A: XML (Extensible Markup Language) is a W3C standard for structuring, storing, and transporting data. It uses custom tags with a strict hierarchical tree structure. XML is used in enterprise integration (SOAP), configuration files (Maven pom.xml, Spring, Android), document formats (XHTML, SVG, DOCX internals), financial data (XBRL), and healthcare (HL7). Unlike HTML, XML tags are self-describing and user-defined.
Q: What is EPUB3 and how does it differ from EPUB 2?
A: EPUB3 is the modern version of the EPUB e-book standard, adopting HTML5, CSS3, and JavaScript for content. Unlike EPUB 2 which used XHTML 1.1 and limited CSS, EPUB3 supports media overlays (synchronized audio narration), MathML for equations, SVG for vector graphics, JavaScript interactivity, semantic inflection via epub:type, and comprehensive accessibility features. EPUB3 is maintained by the W3C as a Recommendation (current version 3.3, 2023).
Q: How does the converter handle XML namespaces in EPUB3 output?
A: XML namespace prefixes are mapped to appropriate EPUB3 semantic elements. For example, DocBook elements are converted to their HTML5 equivalents with epub:type attributes for semantic meaning. DITA topic structures become EPUB3 sections with proper landmark navigation. Custom namespace elements are rendered as generic HTML5 sections with data attributes preserving the original namespace information.

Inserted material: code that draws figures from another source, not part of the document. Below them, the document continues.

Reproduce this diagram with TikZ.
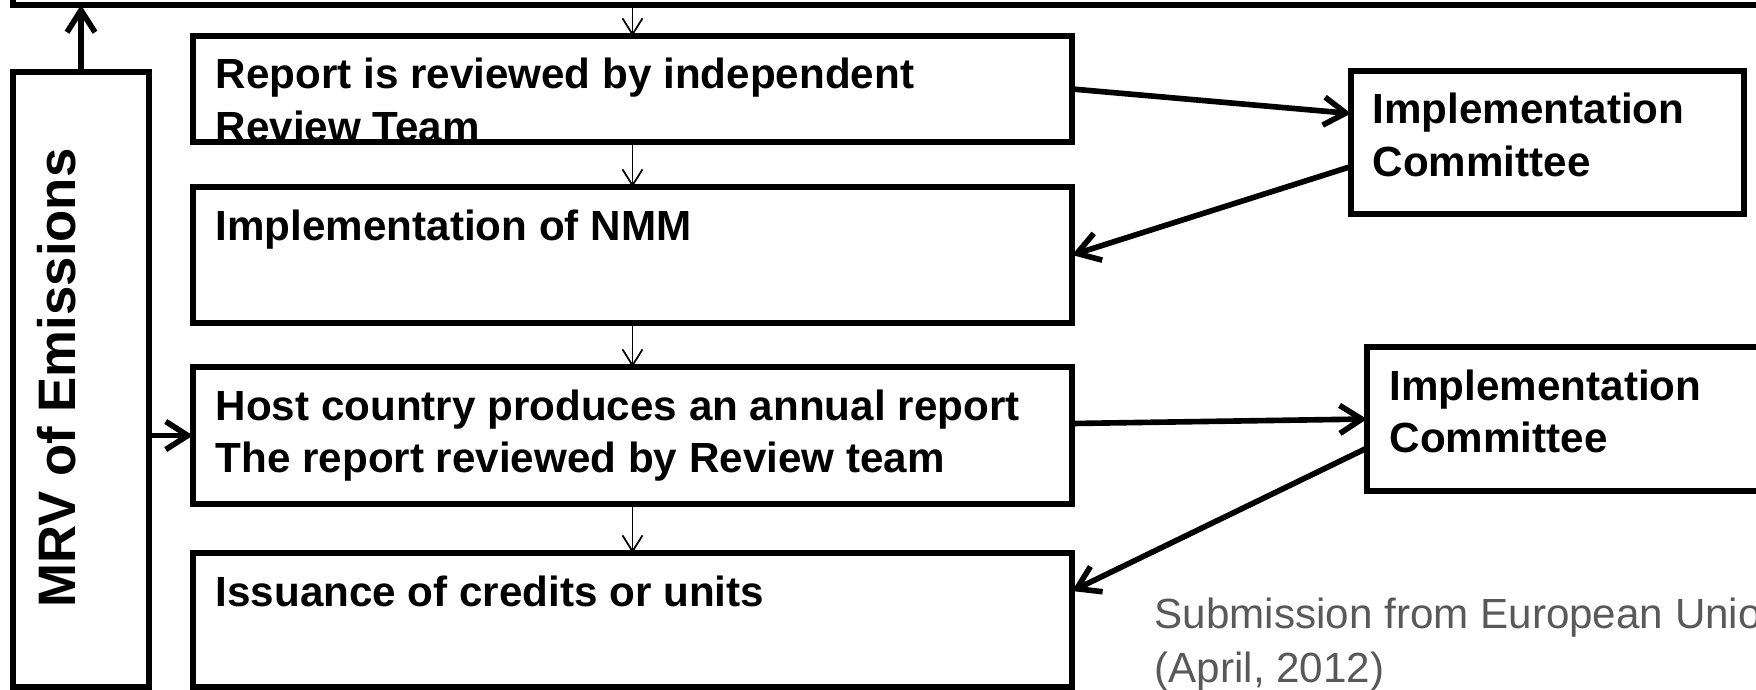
\documentclass[tikz,border=0pt]{standalone}
\usepackage{fontspec}
\setmainfont{Liberation Sans}
\usetikzlibrary{arrows.meta}
\definecolor{srcgray}{RGB}{89,89,89}
\tikzset{
  stage/.style={draw, line width=1.6pt, inner sep=0pt, outer sep=0pt, anchor=north west, minimum width=8.79cm},
  stagetext/.style={anchor=base west, inner sep=0pt, align=left, font=\fontsize{12}{14.8}\selectfont\bfseries},
  flow/.style={-{Straight Barb[length=1.6mm,width=2mm]}, line width=0.5pt},
  link/.style={-{Straight Barb[length=2.2mm,width=2.8mm]}, line width=1.6pt},
}
\begin{document}
\begin{tikzpicture}
\useasboundingbox (0,0) rectangle (17.56,-6.89);
\clip (0,0) rectangle (17.56,-6.89);
\node[stage, anchor=south west, minimum width=18cm, minimum height=1cm] (top) at (0.13,-0.05) {};
\node[stage, minimum width=1.36cm, minimum height=6.15cm] (mrv) at (0.13,-0.72) {};
\node[rotate=90, anchor=base, inner sep=0pt, font=\fontsize{15}{17}\selectfont\bfseries] (mrvtxt) at (0.75,-3.78) {MRV of Emissions};
\node[stage, minimum height=1.06cm] (rev) at (1.93,-0.36) {};
\node[stage, minimum height=1.36cm] (nmm) at (1.93,-1.87) {};
\node[stage, minimum height=1.37cm] (host) at (1.93,-3.67) {};
\node[stage, minimum height=1.34cm] (iss) at (1.93,-5.53) {};
\node[stage, minimum width=3.93cm, minimum height=1.43cm] (ic1) at (13.51,-0.71) {};
\node[stage, minimum width=4.4cm, minimum height=1.44cm] (ic2) at (13.67,-3.47) {};
% two-line texts sit on the baseline of their last line
\node[stagetext] (revtxt) at (2.15,-1.41) {Report is reviewed by independent\\Review Team};
\node[stagetext] (nmmtxt) at (2.15,-2.40) {Implementation of NMM};
\node[stagetext] (hosttxt) at (2.15,-4.72) {Host country produces an annual report\\The report reviewed by Review team};
\node[stagetext] (isstxt) at (2.15,-6.06) {Issuance of credits or units};
\node[stagetext] (ic1txt) at (13.72,-1.76) {Implementation\\Committee};
\node[stagetext] (ic2txt) at (13.89,-4.52) {Implementation\\Committee};
\node[anchor=base west, inner sep=0pt, align=left, text=srcgray, font=\fontsize{12}{15.3}\selectfont] (src) at (11.54,-6.82) {Submission from European Union\\(April, 2012)};
% arrows
\draw[link] (mrv.north) -- (mrv.north |- top.south);
\draw[link] (mrv.east |- host.west) -- (host.west);
\draw[flow] (rev.north |- top.south) -- (rev.north);
\draw[flow] (rev.south) -- (nmm.north);
\draw[flow] (nmm.south) -- (host.north);
\draw[flow] (host.south) -- (iss.north);
\draw[link] (rev.east) -- ([yshift=0.29cm]ic1.west);
\draw[link] ([yshift=-0.24cm]ic1.west) -- (nmm.east);
\draw[link] ([yshift=0.12cm]host.east) -- (ic2.west);
\draw[link] ([yshift=-0.29cm]ic2.west) -- ([yshift=0.29cm]iss.east);
\end{tikzpicture}
\end{document}
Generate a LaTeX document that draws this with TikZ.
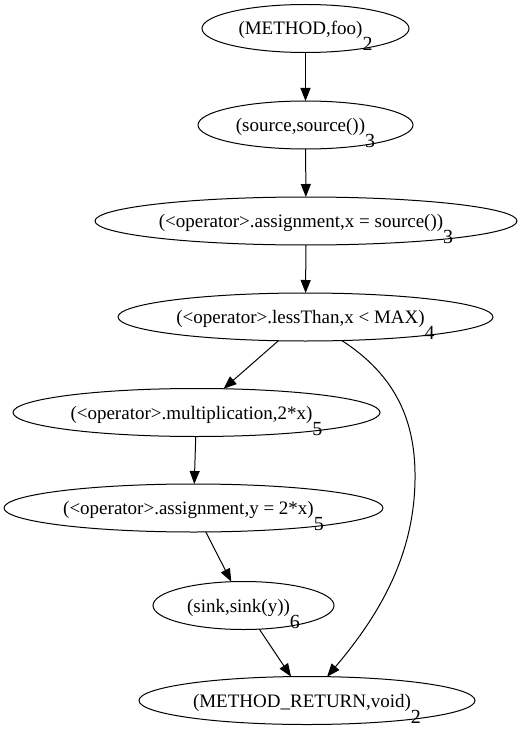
\documentclass[tikz,border=0pt]{standalone}
\usepackage{fontspec}
\setmainfont{Liberation Serif}
\newfontfamily\gvfont{Liberation Serif}
\usetikzlibrary{arrows.meta, shapes.geometric}

\newcommand{\lsub}[1]{\raisebox{-16pt}[0pt][0pt]{\fontsize{20}{22}\selectfont#1}}

\begin{document}
\begin{tikzpicture}[
    x=1pt, y=-1pt,
    >={Triangle[length=13pt,width=10pt]},
    line width=1pt,
    font=\gvfont\fontsize{19}{22}\selectfont,
    vert/.style={
        draw,
        ellipse,
        inner sep=0pt,
        outer sep=0pt,
        text height=14pt,
        text depth=1pt,
        minimum height=48pt
    }
]
\useasboundingbox (0,0) rectangle (529,730);

% =========================================================
% vertices
% =========================================================
\node[vert, minimum width=207pt] (mth) at (305.5, 28.5)  {(METHOD,foo)\lsub{2}};
\node[vert, minimum width=215pt] (src) at (305.5, 125.0) {(source,source())\lsub{3}};
\node[vert, minimum width=422pt] (asx) at (306.0, 221.0) {(<operator>.assignment,x = source())\lsub{3}};
\node[vert, minimum width=375pt] (lt)  at (305.5, 317.0) {(<operator>.lessThan,x < MAX)\lsub{4}};
\node[vert, minimum width=367pt] (mul) at (196.5, 412.5) {(<operator>.multiplication,2*x)\lsub{5}};
\node[vert, minimum width=379pt] (asy) at (193.5, 508.0) {(<operator>.assignment,y = 2*x)\lsub{5}};
\node[vert, minimum width=181pt] (snk) at (243.5, 605.5) {(sink,sink(y))\lsub{6}};
\node[vert, minimum width=336pt] (ret) at (307.0, 700.5) {(METHOD\_RETURN,void)\lsub{2}};

% =========================================================
% edges
% =========================================================
\draw[->] (mth) -- (src);
\draw[->] (src) -- (asx);
\draw[->] (asx) -- (lt);
\draw[->] (lt)  -- (mul);
\draw[->] (mul) -- (asy);
\draw[->] (asy) -- (snk);
\draw[->] (snk) -- (ret);

% long edge on the right
\coordinate (bend) at (415,480);
\draw[->] (lt) .. controls (395,375) and (416,420) .. (bend)
    .. controls (414,560) and (375,620) .. (ret);

\end{tikzpicture}
\end{document}
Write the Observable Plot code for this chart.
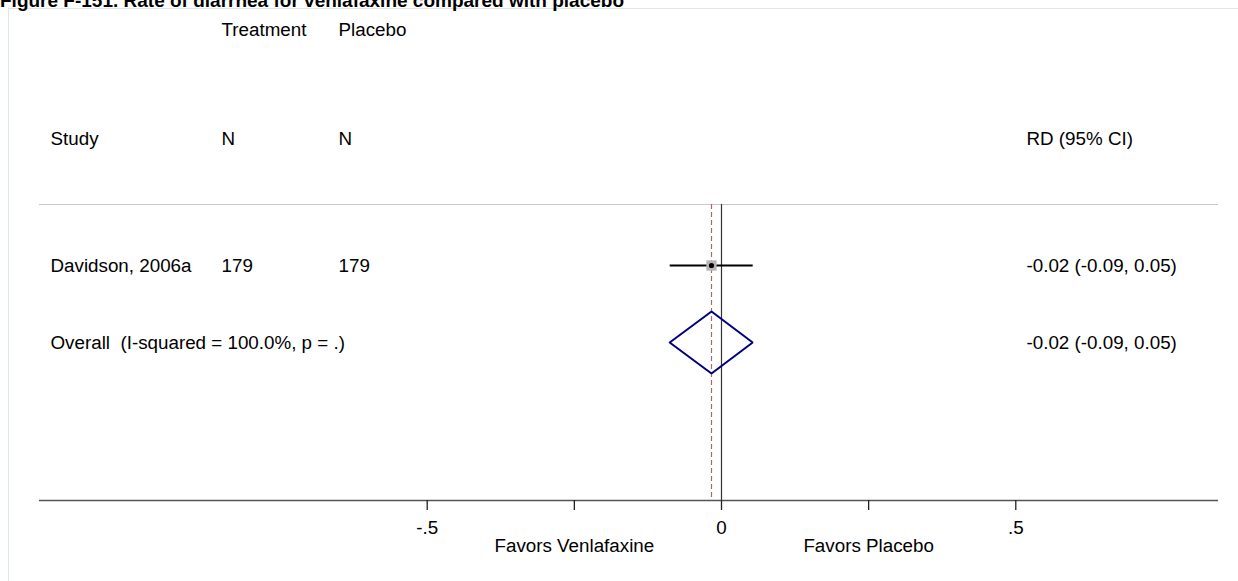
<!DOCTYPE html>
<html><head><meta charset="utf-8">
<script src="https://cdn.jsdelivr.net/npm/d3@7"></script>
<script src="https://cdn.jsdelivr.net/npm/@observablehq/plot@0.6"></script>
<style>
body{margin:0;background:#fff;font-family:"Liberation Sans",Arial,sans-serif;}
#wrap{position:relative;width:1238px;height:581px;overflow:hidden;}
#title{position:absolute;left:0;top:-10px;font-weight:bold;font-size:19px;white-space:nowrap;line-height:normal;color:#000;}
#frame{position:absolute;left:8px;top:8px;width:1300px;height:700px;border-left:1px solid #dde6ea;border-top:1px solid #dde6ea;}
#chart{position:absolute;left:0;top:0;}
</style></head>
<body>
<div id="wrap"><div id="frame"></div><div id="chart"></div><div id="title">Figure F-151. Rate of diarrhea for venlafaxine compared with placebo</div></div>
<script>
// ---- data ----
const studies = ["Davidson, 2006a"];
const treatmentN = [179];
const placeboN = [179];
const estimates = [-0.017];
const lowerCI = [-0.088];
const upperCI = [0.053];
const ciLabels = ["-0.02 (-0.09, 0.05)"];
const overallLabel = "Overall\u00a0 (I-squared = 100.0%, p = .)";
const overallEstimate = -0.017;
const overallLower = -0.088;
const overallUpper = 0.053;
const overallCILabel = "-0.02 (-0.09, 0.05)";
const xTicks = [-0.5, -0.25, 0, 0.25, 0.5];
const xTickLabels = ["-.5", "", "0", "", ".5"];
const favorLabels = ["Favors Venlafaxine", "Favors Placebo"];
const favorPositions = [-0.25, 0.25];
const groupHeaders = ["Treatment", "Placebo"];
const columnHeaders = ["Study", "N", "N", "RD (95% CI)"];

// ---- layout (column anchors in x units, rows in row units) ----
const xDomain = [-1.1587, 0.8444];
const colStudy = -1.1400, colTreatN = -0.8495, colPlaceboN = -0.6507, colRD = 0.5182;
const groupHeaderX = [colTreatN, colPlaceboN];
const columnHeaderX = [colStudy, colTreatN, colPlaceboN, colRD];
const rowGroupHeader = -2.065, rowColumnHeader = -0.649, rowSeparator = 0.208, rowAxis = 4.0519;
const yDomain = [-2.4416, rowAxis];
const studyRows = studies.map((_, i) => i + 1);
const overallRow = studies.length + 1;
const diamondHalf = 0.4026;

const studyData = studies.map((s, i) => ({
  study: s, tn: treatmentN[i], pn: placeboN[i], est: estimates[i],
  lo: lowerCI[i], hi: upperCI[i], label: ciLabels[i], row: studyRows[i]
}));
const diamond = [
  {x: overallLower, y: overallRow},
  {x: overallEstimate, y: overallRow - diamondHalf},
  {x: overallUpper, y: overallRow},
  {x: overallEstimate, y: overallRow + diamondHalf},
  {x: overallLower, y: overallRow}
];
const groupHeaderData = groupHeaders.map((t, i) => ({t, x: groupHeaderX[i]}));
const columnHeaderData = columnHeaders.map((t, i) => ({t, x: columnHeaderX[i]}));
const favorData = favorLabels.map((t, i) => ({t, x: favorPositions[i]}));

const fs = 18.8;
const chart = Plot.plot({
  width: 1238, height: 581,
  marginLeft: 39, marginRight: 20, marginTop: 0, marginBottom: 81,
  style: {fontFamily: "'Liberation Sans', Arial, sans-serif", fontSize: fs + "px", color: "#000", background: "transparent"},
  x: {domain: xDomain},
  y: {domain: yDomain, reverse: true, axis: null},
  marks: [
    Plot.ruleY([rowSeparator], {x1: xDomain[0], x2: xDomain[1], stroke: "#c8c8c8", strokeWidth: 1}),
    Plot.ruleX([0], {y1: rowSeparator, y2: rowAxis, stroke: "#333", strokeWidth: 1.2}),
    Plot.ruleX([overallEstimate], {y1: rowSeparator, y2: rowAxis, stroke: "#b0676b", strokeWidth: 1.2, strokeDasharray: "5,3"}),
    Plot.link(studyData, {x1: "lo", x2: "hi", y1: "row", y2: "row", stroke: "#000", strokeWidth: 2}),
    Plot.dot(studyData, {x: "est", y: "row", symbol: "square", r: 5.8, fill: "#b5b5b5", stroke: "none"}),
    Plot.dot(studyData, {x: "est", y: "row", r: 2.6, fill: "#000", stroke: "none"}),
    Plot.line(diamond, {x: "x", y: "y", stroke: "#000080", strokeWidth: 2, strokeLinejoin: "miter"}),
    Plot.text(groupHeaderData, {x: "x", y: () => rowGroupHeader, text: "t", textAnchor: "start", fontSize: fs}),
    Plot.text(columnHeaderData, {x: "x", y: () => rowColumnHeader, text: "t", textAnchor: "start", fontSize: fs}),
    Plot.text(studyData, {x: () => colStudy, y: "row", text: "study", textAnchor: "start", fontSize: fs}),
    Plot.text(studyData, {x: () => colTreatN, y: "row", text: d => String(d.tn), textAnchor: "start", fontSize: fs}),
    Plot.text(studyData, {x: () => colPlaceboN, y: "row", text: d => String(d.pn), textAnchor: "start", fontSize: fs}),
    Plot.text(studyData, {x: () => colRD, y: "row", text: "label", textAnchor: "start", fontSize: fs}),
    Plot.text([overallLabel], {x: () => colStudy, y: () => overallRow, text: d => d, textAnchor: "start", fontSize: fs}),
    Plot.text([overallCILabel], {x: () => colRD, y: () => overallRow, text: d => d, textAnchor: "start", fontSize: fs}),
    Plot.ruleY([rowAxis], {x1: xDomain[0], x2: xDomain[1], stroke: "#555", strokeWidth: 1.6}),
    Plot.axisX(xTicks, {tickSize: 10, tickPadding: 10, tickFormat: (d) => xTickLabels[xTicks.indexOf(d)], stroke: "#222", strokeWidth: 1.3, fontSize: fs}),
    Plot.text(favorData, {x: "x", frameAnchor: "bottom", dy: 51, text: "t", textAnchor: "middle", fontSize: fs})
  ]
});
document.getElementById("chart").appendChild(chart);
</script>
</body></html>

Q: Does the EPUB3 output support accessibility?
A: Yes, the generated EPUB3 files include accessibility features by default. The output uses semantic HTML5 elements, proper heading hierarchy, ARIA roles where appropriate, epub:type annotations for structural semantics, and includes accessibility metadata in the OPF package document. This helps ensure the e-book is navigable by screen readers and meets basic WCAG 2.0 guidelines.
Q: Which e-readers support EPUB3?
A: Major EPUB3-compatible readers include Apple Books (iOS/macOS), Kobo e-readers, Google Play Books, Thorium Reader (desktop), and Readium-based applications. Support varies for advanced features like JavaScript interactivity and media overlays. Amazon Kindle does not support EPUB directly but accepts EPUB uploads via Send to Kindle for automatic conversion.
Q: Can I add audio narration to the EPUB3 output?
A: The XML to EPUB3 conversion creates the structural foundation for media overlays. To add synchronized audio, you would need to supply audio files and create SMIL (Synchronized Multimedia Integration Language) documents that link text segments to audio timestamps. Tools like Tobi or EPUB editors can help create these overlays after conversion.
Q: How is the EPUB3 Navigation Document generated?
A: The converter analyzes the XML hierarchy to generate an EPUB3 Navigation Document (nav.xhtml) containing a table of contents (epub:type="toc"), landmarks (epub:type="landmarks"), and optionally a page list. Top-level XML elements become primary navigation entries, with nested elements creating sub-entries. This replaces the legacy NCX file used in EPUB 2.
Q: Can I validate the generated EPUB3 file?
A: Yes, use EPUBCheck, the official W3C validation tool for EPUB files. EPUBCheck 5.x validates EPUB3 files against the specification, checking for valid XHTML5 content, correct OPF metadata, proper media type declarations, accessibility metadata, and structural integrity. You can run it locally (Java) or use the online validator at validator.idpf.org.